━━━ RECORDS ━━━

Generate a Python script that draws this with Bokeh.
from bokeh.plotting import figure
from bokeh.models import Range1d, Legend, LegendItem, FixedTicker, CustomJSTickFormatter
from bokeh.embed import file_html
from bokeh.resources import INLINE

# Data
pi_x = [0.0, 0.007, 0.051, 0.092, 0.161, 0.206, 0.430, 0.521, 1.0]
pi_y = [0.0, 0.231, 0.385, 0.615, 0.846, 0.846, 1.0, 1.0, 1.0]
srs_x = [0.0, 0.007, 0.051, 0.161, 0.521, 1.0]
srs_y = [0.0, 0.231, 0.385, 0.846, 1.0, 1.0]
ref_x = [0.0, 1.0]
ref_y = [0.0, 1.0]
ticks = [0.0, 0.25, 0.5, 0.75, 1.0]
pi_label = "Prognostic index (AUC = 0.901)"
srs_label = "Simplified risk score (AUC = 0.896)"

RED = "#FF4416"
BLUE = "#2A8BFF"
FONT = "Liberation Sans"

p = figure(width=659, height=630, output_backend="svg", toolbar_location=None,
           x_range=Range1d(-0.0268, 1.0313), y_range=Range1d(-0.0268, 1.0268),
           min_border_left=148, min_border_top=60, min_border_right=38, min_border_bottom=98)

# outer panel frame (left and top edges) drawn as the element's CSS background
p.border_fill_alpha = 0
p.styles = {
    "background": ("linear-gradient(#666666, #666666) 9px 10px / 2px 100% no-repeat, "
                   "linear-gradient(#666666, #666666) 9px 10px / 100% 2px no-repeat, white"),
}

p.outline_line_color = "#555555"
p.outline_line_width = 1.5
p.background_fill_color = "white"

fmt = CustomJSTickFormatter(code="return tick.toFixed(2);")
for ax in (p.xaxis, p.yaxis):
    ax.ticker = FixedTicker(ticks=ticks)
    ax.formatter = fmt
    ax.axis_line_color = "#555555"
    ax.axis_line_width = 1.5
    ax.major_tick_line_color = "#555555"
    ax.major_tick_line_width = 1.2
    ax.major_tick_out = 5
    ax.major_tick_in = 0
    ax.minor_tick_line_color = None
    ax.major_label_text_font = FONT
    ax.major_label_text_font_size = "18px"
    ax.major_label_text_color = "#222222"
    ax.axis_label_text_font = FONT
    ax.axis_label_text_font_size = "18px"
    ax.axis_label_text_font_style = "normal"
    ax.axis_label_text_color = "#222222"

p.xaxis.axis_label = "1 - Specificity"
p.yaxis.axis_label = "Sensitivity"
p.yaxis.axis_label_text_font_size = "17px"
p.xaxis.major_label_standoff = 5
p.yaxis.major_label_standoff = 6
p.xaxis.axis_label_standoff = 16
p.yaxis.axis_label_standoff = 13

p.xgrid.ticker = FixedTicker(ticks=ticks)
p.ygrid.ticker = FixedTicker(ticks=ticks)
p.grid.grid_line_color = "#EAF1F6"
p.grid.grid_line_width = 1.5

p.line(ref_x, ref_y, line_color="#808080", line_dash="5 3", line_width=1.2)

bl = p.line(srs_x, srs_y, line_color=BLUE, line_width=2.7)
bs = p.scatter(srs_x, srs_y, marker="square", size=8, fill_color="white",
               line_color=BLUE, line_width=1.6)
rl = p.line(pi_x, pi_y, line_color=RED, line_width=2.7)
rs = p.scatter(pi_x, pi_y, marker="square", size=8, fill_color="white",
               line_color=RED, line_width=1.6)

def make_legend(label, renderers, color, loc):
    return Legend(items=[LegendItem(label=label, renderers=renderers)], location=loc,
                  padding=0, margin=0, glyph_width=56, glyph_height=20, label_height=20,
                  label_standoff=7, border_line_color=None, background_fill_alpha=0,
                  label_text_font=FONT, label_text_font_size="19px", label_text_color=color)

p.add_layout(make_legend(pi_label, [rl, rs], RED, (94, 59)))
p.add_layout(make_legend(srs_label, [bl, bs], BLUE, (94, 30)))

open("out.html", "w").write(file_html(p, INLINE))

━━━
━━━ RECORDS ━━━

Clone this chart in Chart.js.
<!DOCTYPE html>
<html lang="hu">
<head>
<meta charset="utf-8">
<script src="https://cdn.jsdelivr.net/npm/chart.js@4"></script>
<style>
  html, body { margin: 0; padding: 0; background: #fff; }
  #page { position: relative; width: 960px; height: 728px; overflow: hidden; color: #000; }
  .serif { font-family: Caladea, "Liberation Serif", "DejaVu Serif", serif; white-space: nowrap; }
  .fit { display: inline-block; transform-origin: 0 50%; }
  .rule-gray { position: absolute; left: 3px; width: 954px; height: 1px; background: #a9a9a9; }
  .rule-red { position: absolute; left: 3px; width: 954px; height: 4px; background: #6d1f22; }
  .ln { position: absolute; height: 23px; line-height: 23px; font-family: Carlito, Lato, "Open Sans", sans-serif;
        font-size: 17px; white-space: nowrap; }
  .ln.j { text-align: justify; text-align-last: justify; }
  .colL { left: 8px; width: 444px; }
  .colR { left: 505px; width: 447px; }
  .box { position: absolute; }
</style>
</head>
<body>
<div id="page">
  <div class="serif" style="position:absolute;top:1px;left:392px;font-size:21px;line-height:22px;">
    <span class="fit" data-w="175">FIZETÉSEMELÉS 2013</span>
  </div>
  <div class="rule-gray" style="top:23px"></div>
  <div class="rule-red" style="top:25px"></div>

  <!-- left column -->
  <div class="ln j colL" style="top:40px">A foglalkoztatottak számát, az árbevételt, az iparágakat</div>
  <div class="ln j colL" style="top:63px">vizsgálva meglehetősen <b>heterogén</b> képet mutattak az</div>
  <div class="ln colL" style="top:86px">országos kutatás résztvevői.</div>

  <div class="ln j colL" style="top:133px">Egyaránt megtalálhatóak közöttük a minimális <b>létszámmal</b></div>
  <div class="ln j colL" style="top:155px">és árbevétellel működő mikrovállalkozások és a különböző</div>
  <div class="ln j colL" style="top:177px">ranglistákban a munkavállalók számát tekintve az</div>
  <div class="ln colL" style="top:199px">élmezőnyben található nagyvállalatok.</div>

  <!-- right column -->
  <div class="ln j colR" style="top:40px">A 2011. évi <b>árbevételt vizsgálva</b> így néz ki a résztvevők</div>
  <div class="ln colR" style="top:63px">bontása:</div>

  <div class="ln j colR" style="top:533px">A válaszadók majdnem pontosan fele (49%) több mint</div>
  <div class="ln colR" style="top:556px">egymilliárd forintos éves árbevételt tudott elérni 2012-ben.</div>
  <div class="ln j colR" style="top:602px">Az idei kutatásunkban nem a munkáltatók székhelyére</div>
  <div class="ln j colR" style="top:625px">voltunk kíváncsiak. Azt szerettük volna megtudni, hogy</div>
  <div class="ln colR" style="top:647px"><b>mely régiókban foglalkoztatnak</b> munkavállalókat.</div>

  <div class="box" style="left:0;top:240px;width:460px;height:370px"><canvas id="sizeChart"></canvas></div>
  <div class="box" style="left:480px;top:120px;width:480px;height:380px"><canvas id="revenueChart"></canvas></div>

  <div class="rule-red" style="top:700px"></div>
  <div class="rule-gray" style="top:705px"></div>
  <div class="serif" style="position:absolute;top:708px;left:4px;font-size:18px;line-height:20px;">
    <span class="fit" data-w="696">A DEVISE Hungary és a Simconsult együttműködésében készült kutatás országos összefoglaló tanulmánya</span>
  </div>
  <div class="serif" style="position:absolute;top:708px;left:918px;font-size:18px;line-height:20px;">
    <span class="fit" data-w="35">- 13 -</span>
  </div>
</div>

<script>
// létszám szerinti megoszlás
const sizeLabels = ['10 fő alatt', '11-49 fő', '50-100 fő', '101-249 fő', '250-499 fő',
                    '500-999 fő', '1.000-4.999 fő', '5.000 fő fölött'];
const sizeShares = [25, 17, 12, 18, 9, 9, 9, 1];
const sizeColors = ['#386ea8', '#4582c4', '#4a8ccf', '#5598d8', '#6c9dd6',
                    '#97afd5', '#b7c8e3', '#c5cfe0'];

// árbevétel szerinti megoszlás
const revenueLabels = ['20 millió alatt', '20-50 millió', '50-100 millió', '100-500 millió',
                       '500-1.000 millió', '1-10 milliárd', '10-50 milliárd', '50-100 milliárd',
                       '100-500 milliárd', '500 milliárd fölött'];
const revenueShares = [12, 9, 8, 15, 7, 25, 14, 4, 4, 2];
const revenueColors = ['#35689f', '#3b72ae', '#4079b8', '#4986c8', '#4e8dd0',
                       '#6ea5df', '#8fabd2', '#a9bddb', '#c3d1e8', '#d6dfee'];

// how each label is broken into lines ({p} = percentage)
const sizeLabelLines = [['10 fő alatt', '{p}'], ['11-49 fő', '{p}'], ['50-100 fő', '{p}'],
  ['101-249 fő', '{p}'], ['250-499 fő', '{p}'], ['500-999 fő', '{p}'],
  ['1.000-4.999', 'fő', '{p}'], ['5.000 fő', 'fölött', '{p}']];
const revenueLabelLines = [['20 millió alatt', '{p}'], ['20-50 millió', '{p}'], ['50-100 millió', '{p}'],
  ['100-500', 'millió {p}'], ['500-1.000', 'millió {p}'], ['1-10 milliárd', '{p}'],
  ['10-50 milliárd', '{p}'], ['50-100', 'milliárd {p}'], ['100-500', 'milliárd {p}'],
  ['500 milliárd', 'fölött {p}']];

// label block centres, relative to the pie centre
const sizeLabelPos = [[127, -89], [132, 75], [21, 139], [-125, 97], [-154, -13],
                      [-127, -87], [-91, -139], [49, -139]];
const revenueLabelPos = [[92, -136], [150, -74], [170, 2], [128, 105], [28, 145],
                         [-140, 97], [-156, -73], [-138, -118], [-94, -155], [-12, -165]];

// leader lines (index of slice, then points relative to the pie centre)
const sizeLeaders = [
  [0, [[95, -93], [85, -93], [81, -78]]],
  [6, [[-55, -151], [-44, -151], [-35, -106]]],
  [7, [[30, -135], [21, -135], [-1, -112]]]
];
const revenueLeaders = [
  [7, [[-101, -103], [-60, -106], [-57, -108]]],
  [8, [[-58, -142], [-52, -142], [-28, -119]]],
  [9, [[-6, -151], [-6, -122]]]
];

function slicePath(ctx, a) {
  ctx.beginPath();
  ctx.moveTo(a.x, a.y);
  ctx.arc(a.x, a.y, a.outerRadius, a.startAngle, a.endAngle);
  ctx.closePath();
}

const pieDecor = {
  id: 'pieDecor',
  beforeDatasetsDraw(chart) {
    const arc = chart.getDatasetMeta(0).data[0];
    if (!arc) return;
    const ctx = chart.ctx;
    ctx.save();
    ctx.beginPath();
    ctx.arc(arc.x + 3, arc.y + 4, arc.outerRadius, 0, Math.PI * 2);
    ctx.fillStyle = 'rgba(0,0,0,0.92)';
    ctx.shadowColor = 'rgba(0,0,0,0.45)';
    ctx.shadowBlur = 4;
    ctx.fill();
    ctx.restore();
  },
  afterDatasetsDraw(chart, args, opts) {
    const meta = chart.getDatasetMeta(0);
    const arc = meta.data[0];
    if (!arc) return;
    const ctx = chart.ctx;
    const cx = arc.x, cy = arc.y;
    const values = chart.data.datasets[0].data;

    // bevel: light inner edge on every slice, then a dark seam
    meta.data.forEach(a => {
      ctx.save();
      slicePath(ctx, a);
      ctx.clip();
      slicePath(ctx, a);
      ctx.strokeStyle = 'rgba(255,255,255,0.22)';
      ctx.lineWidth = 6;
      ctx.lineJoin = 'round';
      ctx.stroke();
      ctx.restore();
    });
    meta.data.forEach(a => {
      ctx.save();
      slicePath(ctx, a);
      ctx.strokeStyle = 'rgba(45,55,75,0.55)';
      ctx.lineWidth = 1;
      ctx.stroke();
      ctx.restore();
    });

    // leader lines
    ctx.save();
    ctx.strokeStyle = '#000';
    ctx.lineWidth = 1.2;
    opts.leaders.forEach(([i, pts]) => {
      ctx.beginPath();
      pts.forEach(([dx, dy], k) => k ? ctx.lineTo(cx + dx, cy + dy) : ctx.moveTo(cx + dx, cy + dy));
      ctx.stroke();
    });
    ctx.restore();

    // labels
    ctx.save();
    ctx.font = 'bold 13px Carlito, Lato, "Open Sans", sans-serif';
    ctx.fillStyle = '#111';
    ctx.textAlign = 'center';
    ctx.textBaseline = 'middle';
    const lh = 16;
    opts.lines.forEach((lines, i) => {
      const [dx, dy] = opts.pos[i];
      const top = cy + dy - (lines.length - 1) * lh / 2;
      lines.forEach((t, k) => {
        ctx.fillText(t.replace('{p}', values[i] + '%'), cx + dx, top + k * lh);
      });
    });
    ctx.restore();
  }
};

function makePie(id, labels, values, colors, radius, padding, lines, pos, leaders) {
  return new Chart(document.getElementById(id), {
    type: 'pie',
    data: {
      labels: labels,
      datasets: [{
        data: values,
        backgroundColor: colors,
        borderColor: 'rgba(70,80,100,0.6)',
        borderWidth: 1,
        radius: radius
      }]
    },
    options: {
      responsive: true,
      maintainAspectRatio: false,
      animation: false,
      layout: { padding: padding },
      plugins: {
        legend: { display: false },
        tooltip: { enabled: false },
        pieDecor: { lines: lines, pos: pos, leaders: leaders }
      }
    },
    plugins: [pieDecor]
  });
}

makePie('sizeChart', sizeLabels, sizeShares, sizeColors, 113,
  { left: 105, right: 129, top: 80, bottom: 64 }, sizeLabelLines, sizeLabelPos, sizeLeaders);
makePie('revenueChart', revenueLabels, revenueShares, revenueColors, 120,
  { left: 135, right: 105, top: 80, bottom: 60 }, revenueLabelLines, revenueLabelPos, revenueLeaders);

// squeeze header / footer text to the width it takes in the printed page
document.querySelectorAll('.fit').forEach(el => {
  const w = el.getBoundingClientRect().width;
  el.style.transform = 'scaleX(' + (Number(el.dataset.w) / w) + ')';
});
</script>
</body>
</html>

━━━
━━━ RECORDS ━━━

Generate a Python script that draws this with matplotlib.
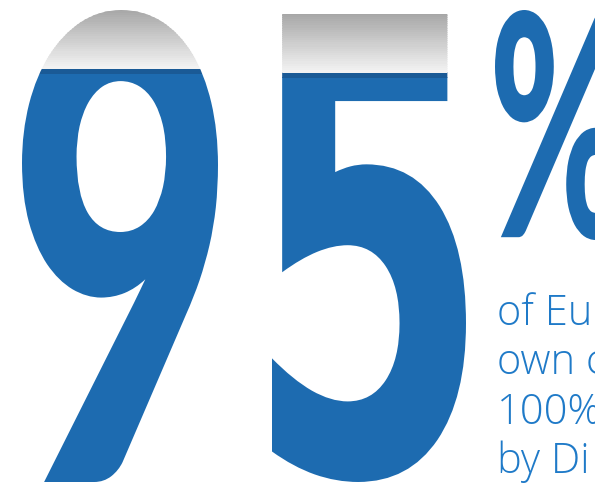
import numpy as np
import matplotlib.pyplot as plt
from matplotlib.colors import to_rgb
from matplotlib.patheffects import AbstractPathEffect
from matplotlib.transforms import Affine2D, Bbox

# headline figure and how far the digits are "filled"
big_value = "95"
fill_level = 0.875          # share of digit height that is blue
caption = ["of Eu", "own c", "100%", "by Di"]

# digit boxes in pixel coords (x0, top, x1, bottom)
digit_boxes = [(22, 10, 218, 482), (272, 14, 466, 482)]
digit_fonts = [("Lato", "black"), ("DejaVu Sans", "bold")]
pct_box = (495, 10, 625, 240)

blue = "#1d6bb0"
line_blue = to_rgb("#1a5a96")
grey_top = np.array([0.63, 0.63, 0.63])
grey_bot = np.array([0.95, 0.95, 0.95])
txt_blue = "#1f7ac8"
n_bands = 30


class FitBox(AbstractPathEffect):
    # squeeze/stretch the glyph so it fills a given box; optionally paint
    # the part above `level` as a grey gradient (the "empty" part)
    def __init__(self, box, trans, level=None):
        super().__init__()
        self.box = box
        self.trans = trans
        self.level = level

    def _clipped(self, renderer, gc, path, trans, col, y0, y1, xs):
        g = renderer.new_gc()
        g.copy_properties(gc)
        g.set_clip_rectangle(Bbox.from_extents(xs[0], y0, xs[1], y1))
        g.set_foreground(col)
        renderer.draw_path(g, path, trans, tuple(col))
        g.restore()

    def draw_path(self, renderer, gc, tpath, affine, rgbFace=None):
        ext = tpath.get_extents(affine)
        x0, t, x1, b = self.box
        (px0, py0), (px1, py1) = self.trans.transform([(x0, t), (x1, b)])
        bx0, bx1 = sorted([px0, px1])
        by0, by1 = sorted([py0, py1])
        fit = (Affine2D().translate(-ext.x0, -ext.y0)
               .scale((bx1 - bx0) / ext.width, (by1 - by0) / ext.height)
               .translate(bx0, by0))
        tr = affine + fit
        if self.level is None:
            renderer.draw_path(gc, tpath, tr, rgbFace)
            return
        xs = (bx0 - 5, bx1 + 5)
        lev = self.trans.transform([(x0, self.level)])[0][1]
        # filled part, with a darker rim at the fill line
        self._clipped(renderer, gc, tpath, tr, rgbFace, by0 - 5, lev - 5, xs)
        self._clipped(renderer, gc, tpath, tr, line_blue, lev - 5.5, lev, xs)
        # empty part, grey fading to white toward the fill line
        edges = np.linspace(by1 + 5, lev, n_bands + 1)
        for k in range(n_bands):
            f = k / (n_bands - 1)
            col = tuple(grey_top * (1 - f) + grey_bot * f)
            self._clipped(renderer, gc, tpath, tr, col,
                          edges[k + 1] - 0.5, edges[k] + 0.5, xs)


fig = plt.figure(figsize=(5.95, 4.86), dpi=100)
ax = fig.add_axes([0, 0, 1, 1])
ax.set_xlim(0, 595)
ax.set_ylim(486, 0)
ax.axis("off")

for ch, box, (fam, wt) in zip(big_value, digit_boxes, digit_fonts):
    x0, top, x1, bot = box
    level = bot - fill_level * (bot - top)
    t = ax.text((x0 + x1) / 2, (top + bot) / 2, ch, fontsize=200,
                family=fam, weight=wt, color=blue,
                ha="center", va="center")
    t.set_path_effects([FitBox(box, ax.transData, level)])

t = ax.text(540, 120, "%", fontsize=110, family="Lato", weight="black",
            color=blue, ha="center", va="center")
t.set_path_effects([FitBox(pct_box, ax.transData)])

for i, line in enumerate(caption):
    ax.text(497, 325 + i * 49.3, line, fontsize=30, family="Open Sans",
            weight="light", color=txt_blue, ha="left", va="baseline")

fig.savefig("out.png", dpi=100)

━━━

## THE REQUEST
Write only the number of lines in the data above that include "Generate".

## FINISHED TASK
2